Tomorrow morning, the Senate Armed Services Committee becomes the epicenter of a prospective war with Iran. That’s because senior intelligence officials will deliver an annual assessment to Congress known as the Worldwide Threat briefing. Over the past several years, the Worldwide Threat has made for a few days’ worth of news at most. Tomorrow’s, however, will be more significant than usual: it will be a public forum for the intelligence community to either support or dissent from the Bush administration’s increasing insistence that Iran is a greater threat to U.S. interests than al-Qaeda.

Over the last several months, the Bush administration has contended — as Undersecretary of State Nicholas Burns put it two weeks ago at the Brookings Institution — that Iran is “the most disruptive, negative force in the Middle East.” Long ago, this distinction was reserved for al-Qaeda.

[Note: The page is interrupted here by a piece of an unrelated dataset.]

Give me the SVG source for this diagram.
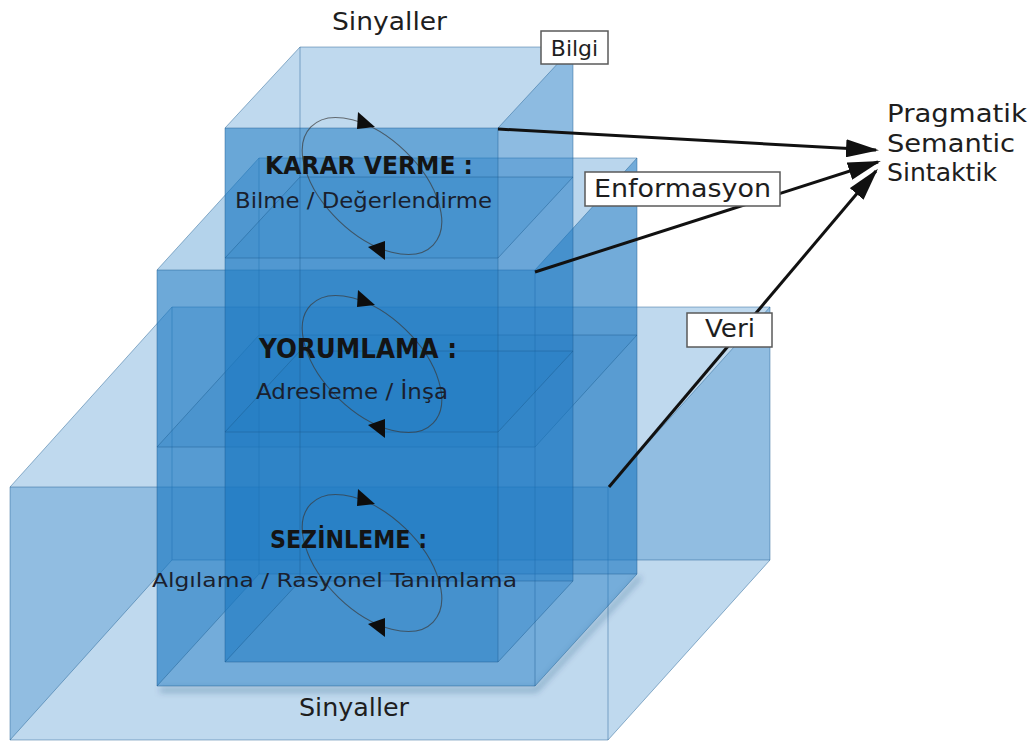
<svg xmlns="http://www.w3.org/2000/svg" width="1035" height="746" viewBox="0 0 1035 746">
  <defs>
    <style>
      .face { fill: #1a78c2; }
      .edge { fill: none; stroke: #1b5a8e; stroke-opacity: 0.45; stroke-width: 1; }
      .loop { fill: none; stroke: #3a3a3a; stroke-opacity: 0.7; stroke-width: 1.1; }
      .tri { fill: #0d0d0d; }
      .head { font-family: "DejaVu Sans", "Liberation Sans", sans-serif; font-weight: bold; fill: #141414; }
      .sub { font-family: "DejaVu Sans", "Liberation Sans", sans-serif; fill: #1a1f2e; }
      .lbl { font-family: "DejaVu Sans", "Liberation Sans", sans-serif; fill: #1e1e1e; }
      .tag { fill: #ffffff; stroke: #5a5a5a; stroke-width: 1.5; }
      .conn { fill: none; stroke: #111111; stroke-width: 3; }
    </style>
    <marker id="arrow" viewBox="0 0 11 6" refX="10" refY="3" markerWidth="11" markerHeight="6" orient="auto" markerUnits="strokeWidth">
      <path d="M0,0 L11,3 L0,6 z" fill="#111111"/>
    </marker>
    <filter id="soft" x="-10%" y="-10%" width="120%" height="120%">
      <feGaussianBlur stdDeviation="3"/>
    </filter>
  </defs>

  <rect width="1035" height="746" fill="#ffffff"/>

  <!-- Lower level: wide box -->
  <g id="box-sezinleme">
    <polygon class="face" fill-opacity="0.28" points="172,307 770,307 770,560 172,560"/>
    <polygon class="face" fill-opacity="0.28" points="10,487 172,307 172,560 10,740"/>
    <polygon class="face" fill-opacity="0.28" points="608,487 770,307 770,560 608,740"/>
    <polygon class="face" fill-opacity="0.28" points="10,487 608,487 608,740 10,740"/>
    <path class="edge" d="M10,487 H608 V740 H10 Z M172,307 H770 V560 H172 Z M10,487 L172,307 M608,487 L770,307 M608,740 L770,560 M10,740 L172,560"/>
  </g>

  <!-- soft shadow under the middle box -->
  <path d="M160,690 H536 L640,577" fill="none" stroke="#0b3a66" stroke-opacity="0.35" stroke-width="4" filter="url(#soft)"/>

  <!-- Middle level box -->
  <g id="box-yorumlama">
    <polygon class="face" fill-opacity="0.30" points="259,158 637,158 637,574 259,574"/>
    <polygon class="face" fill-opacity="0.33" points="157,270 259,158 259,574 157,686"/>
    <polygon class="face" fill-opacity="0.45" points="535,270 637,158 637,574 535,686"/>
    <polygon class="face" fill-opacity="0.18" points="157,447 259,335 637,335 535,447"/>
    <polygon class="face" fill-opacity="0.46" points="157,270 535,270 535,686 157,686"/>
    <path class="edge" d="M157,270 H535 V686 H157 Z M259,158 H637 V574 H259 Z M157,270 L259,158 M535,270 L637,158 M535,686 L637,574 M157,686 L259,574 M157,447 L259,335 H637 L535,447 Z"/>
  </g>

  <!-- Upper column -->
  <g id="box-karar-verme">
    <polygon class="face" fill-opacity="0.28" points="300,47 573,47 573,581 300,581"/>
    <polygon class="face" fill-opacity="0.28" points="225,128 300,47 300,581 225,662"/>
    <polygon class="face" fill-opacity="0.30" points="498,128 573,47 573,581 498,662"/>
    <polygon class="face" fill-opacity="0.18" points="225,258 300,177 573,177 498,258"/>
    <polygon class="face" fill-opacity="0.18" points="225,432 300,351 573,351 498,432"/>
    <polygon class="face" fill-opacity="0.52" points="225,128 498,128 498,662 225,662"/>
    <path class="edge" d="M225,128 H498 V662 H225 Z M300,47 H573 V581 H300 Z M225,128 L300,47 M498,128 L573,47 M498,662 L573,581 M225,662 L300,581 M225,258 L300,177 H573 L498,258 Z M225,432 L300,351 H573 L498,432 Z"/>
  </g>

  <!-- Cycle loops for each level -->
  <g id="loop-karar">
    <ellipse class="loop" cx="372" cy="186" rx="85" ry="48" transform="rotate(44 372 186)"/>
    <polygon class="tri" points="358,112 375,127 357,129"/>
    <polygon class="tri" points="368,247 385,241 385,260"/>
  </g>
  <g id="loop-yorumlama">
    <ellipse class="loop" cx="372" cy="364" rx="85" ry="48" transform="rotate(44 372 364)"/>
    <polygon class="tri" points="358,290 375,305 357,307"/>
    <polygon class="tri" points="368,425 385,419 385,438"/>
  </g>
  <g id="loop-sezinleme">
    <ellipse class="loop" cx="372" cy="563" rx="85" ry="48" transform="rotate(44 372 563)"/>
    <polygon class="tri" points="358,489 375,504 357,506"/>
    <polygon class="tri" points="368,624 385,618 385,637"/>
  </g>

  <!-- Level titles -->
  <g id="text-karar">
    <text class="head" x="265" y="174" font-size="24" textLength="208" lengthAdjust="spacingAndGlyphs">KARAR VERME :</text>
    <text class="sub" x="235" y="208" font-size="21" textLength="257" lengthAdjust="spacingAndGlyphs">Bilme / Değerlendirme</text>
  </g>
  <g id="text-yorumlama">
    <text class="head" x="259" y="358" font-size="26" textLength="198" lengthAdjust="spacingAndGlyphs">YORUMLAMA :</text>
    <text class="sub" x="256" y="399" font-size="21" textLength="192" lengthAdjust="spacingAndGlyphs">Adresleme / İnşa</text>
  </g>
  <g id="text-sezinleme">
    <text class="head" x="270" y="548" font-size="25" textLength="157" lengthAdjust="spacingAndGlyphs">SEZİNLEME :</text>
    <text class="sub" x="152" y="587" font-size="20" textLength="365" lengthAdjust="spacingAndGlyphs">Algılama / Rasyonel Tanımlama</text>
  </g>

  <!-- Signal labels -->
  <g id="signals-top">
    <text class="lbl" x="332" y="30" font-size="24" textLength="115" lengthAdjust="spacingAndGlyphs">Sinyaller</text>
  </g>
  <g id="signals-bottom">
    <text class="lbl" x="299" y="716" font-size="24" textLength="110" lengthAdjust="spacingAndGlyphs">Sinyaller</text>
  </g>

  <!-- Connectors -->
  <g id="connectors">
    <line class="conn" x1="498" y1="129" x2="876" y2="150" marker-end="url(#arrow)"/>
    <line class="conn" x1="535" y1="272" x2="878" y2="162" marker-end="url(#arrow)"/>
    <line class="conn" x1="609" y1="487" x2="876" y2="171" marker-end="url(#arrow)"/>
  </g>

  <!-- Tagged labels -->
  <g id="tag-bilgi">
    <rect class="tag" x="541" y="31" width="67" height="33"/>
    <text class="lbl" x="574.5" y="56" font-size="22" text-anchor="middle">Bilgi</text>
  </g>
  <g id="tag-enformasyon">
    <rect class="tag" x="585" y="172" width="195" height="34"/>
    <text class="lbl" x="594" y="197" font-size="24" textLength="177" lengthAdjust="spacingAndGlyphs">Enformasyon</text>
  </g>
  <g id="tag-veri">
    <rect class="tag" x="687" y="313" width="85" height="34"/>
    <text class="lbl" x="705" y="337" font-size="24" textLength="50" lengthAdjust="spacingAndGlyphs">Veri</text>
  </g>

  <!-- Target levels -->
  <g id="levels">
    <text class="lbl" x="887" y="122" font-size="25" textLength="140" lengthAdjust="spacingAndGlyphs">Pragmatik</text>
    <text class="lbl" x="887" y="152" font-size="25" textLength="128" lengthAdjust="spacingAndGlyphs">Semantic</text>
    <text class="lbl" x="887" y="181" font-size="25" textLength="110" lengthAdjust="spacingAndGlyphs">Sintaktik</text>
  </g>
</svg>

Bush’s fixation on Iran has led to some confusing twists and turns. As TPMm pointed out earlier this month, Condoleezza Rice’s big, recent diplomatic push has been to draw the U.S. closer to the same Sunni autocrats it once contended were indirectly responsible for breeding jihadism in the Middle East — all in the name of checking Iranian influence. What was once a central contention underlying administration strategy disappeared down the memory hole. Similarly, while the administration says that the reason U.S. troops can’t leave Iraq is because the country would become a breeding ground for terrorism, the surge is focused not on Anbar province, which Bush says is an al-Qaeda stronghold, but on Baghdad, which, for all its troubles, isn’t.

Meanwhile, U.S. intelligence officials believe that al-Qaeda is regaining strength in lawless regions of Pakistan. Dick Cheney today met in Islamabad with General Pervez Musharraf to pressure him into renewing Pakistani military activity in Waziristan province, where much of the al-Qaeda infrastructure is believed to exist. In September, a National Intelligence Estimate (Warning: PDF) assessed that the Iraq war had benefited al-Qaeda by becoming a “cause celebre” for new jihadist recruits.

In light of all this, new Director of National Intelligence John McConnell, DIA chief Lt. General Michael Maples, and head DNI analyst Tom Fingar will have the job of telling Congress what the greatest threats to America currently are.

Nuances will be important, and the hearing will surely be a proving ground for getting an evaluation of where Iran and al-Qaeda fit into the picture. No sensible intelligence official would ever emphasize one threat at the expense of another, so don’t look for any dramatic repudiations of the Bush administration. But for the first time since this month’s strange intelligence briefing on Iranian malfeasance in Iraq, there’ll be a public opportunity to discern and investigate discrepancies between how administration and intelligence officials portray the relative threats from Iran and al-Qaeda.

UPDATE: This post initially stated that tomorrow’s Worldwide Threat briefing would be the first since President Bush’s “surge” speech and the first presided over by Democrats since the Iraq war began. In fact, the Senate Select Committee on Intelligence, chaired by Sen. Jay Rockefeller (D-WV), held Worldwide Threat hearings on January 11, the day after the surge speech. I regret the error.